Question

If a vector having magnitude of 5 units, makes equal angle with each of the three mutually perpendicular axes, then the sum of the magnitude of the projections on each of the axis is

• A. \( \frac{15}{3} \) unit
• B. \( 5\sqrt{3} \) unit
• C. \( \frac{15\sqrt{3}}{2} \) units
• D. None of these

Hint:

For vectors making equal angles with all axes, use the Pythagorean theorem in 3D space to find the projections along each axis and then sum them up.

Answer 1

The Correct Option is B

Step 1: Let the vector be \( \vec{V} \) with a magnitude of 5 units, and let it make an equal angle \( \theta \) with the \( x \)-axis, \( y \)-axis, and \( z \)-axis. The vector's components along the axes are:
\[ V_x = V \cos(\theta), V_y = V \cos(\theta), V_z = V \cos(\theta) \] where \( V = 5 \) units is the magnitude of the vector. Step 2: The magnitude of the projection of the vector on any axis is \( V \cos(\theta) \). Since the vector makes equal angles with each of the axes, the sum of the magnitudes of the projections on each of the axes is:
\[ \text{Sum of projections} = 3 \times V \cos(\theta) \] Step 3: Since \( V = 5 \), we need to calculate \( \cos(\theta) \).

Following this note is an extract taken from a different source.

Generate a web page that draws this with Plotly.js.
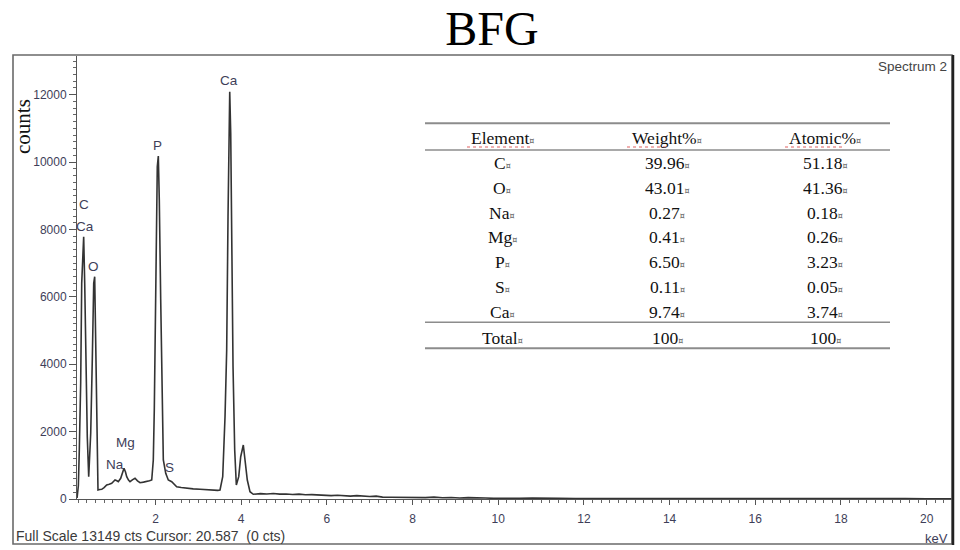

By the Pythagorean theorem in 3D, the sum of the squares of the projections must equal the square of the vector's magnitude: \[ V^2 = (V \cos(\theta))^2 + (V \cos(\theta))^2 + (V \cos(\theta))^2 \] \[ V^2 = 3 \times (V \cos(\theta))^2 \] \[ 25 = 3 \times (5 \cos(\theta))^2 \] \[ 25 = 3 \times 25 \cos^2(\theta) \] \[ 1 = 3 \cos^2(\theta) \] \[ \cos^2(\theta) = \frac{1}{3} \] \[ \cos(\theta) = \frac{1}{\sqrt{3}} \] Step 4: Now substitute \( \cos(\theta) = \frac{1}{\sqrt{3}} \) into the sum of projections formula: \[ \text{Sum of projections} = 3 \times 5 \times \frac{1}{\sqrt{3}} = 5 \sqrt{3} \] Thus, the sum of the magnitudes of the projections is \( 5\sqrt{3} \) units, which corresponds to option (b).